You can create a Sub Graph and add a Custom Function node to it, or right-click an existing Custom Function node and select Convert to Sub Graph. To add the appropriate input and output ports, use the Graph Inspector and Custom Port Menu.

Work with texture wires

From version 10.3, Shader Graph has five new data structures to ensure that Custom Function nodes and Sub Graphs input and output data from texture wire in a consistent way. The new structures also make it possible for SamplerState to compile on GLES2 platforms and access data associated with textures via myInputTex.samplerstate and myInputTex.texelSize.

Four structures are for the texture types, and one is for the sampler state:

• UnityTexture2D
• UnityTexture2DArray
• UnityTexture3D
• UnityTextureCube
• UnitySamplerState

Custom Function nodes you create with earlier versions of Shader Graph continue to work after this change. As part of the automatic update, Unity transitions them to the new Bare node type. This type replicates the old input and output behavior. All other types pass the new structs.

However, you should manually upgrade Custom Function nodes that produce texture or samplerstate types as output to ensure that they behave consistently—and to gain the benefits of the new design. Unity flags this type of outdated Custom Function Nodes with a warning when you open your Shader Graph in 10.3 or later.

How to upgrade

1. Change all of the input and output types from Bare to non-Bare.
   

• String type: Ensure that your HLSL string already uses Unity's texture access macros (such as SAMPLE_TEXTURE2D).

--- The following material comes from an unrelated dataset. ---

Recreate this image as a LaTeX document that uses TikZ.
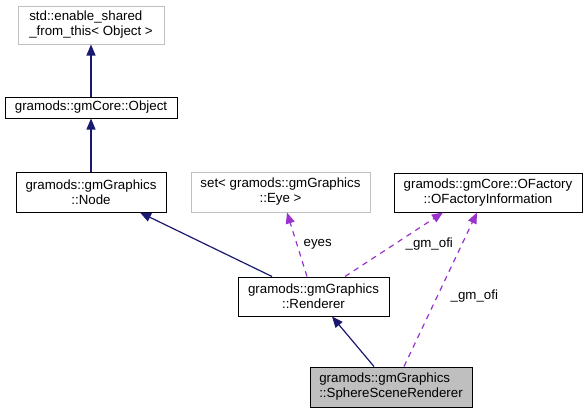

• File type: Replace Bare types (such as Texture2D) with the new struct types (such as UnityTexture2D) in your function parameters.

2. If your HLSL code is using platform-specific or non-standard texture operations, you'll need to convert the way you access textures to take that structure into account. For example, myInputTex.GetDimensions(...) would become myInputTex.tex.GetDimensions(...)

From version 10.3, you can access data associated with textures via myInputTex.samplerstate and myInputTex.texelSize.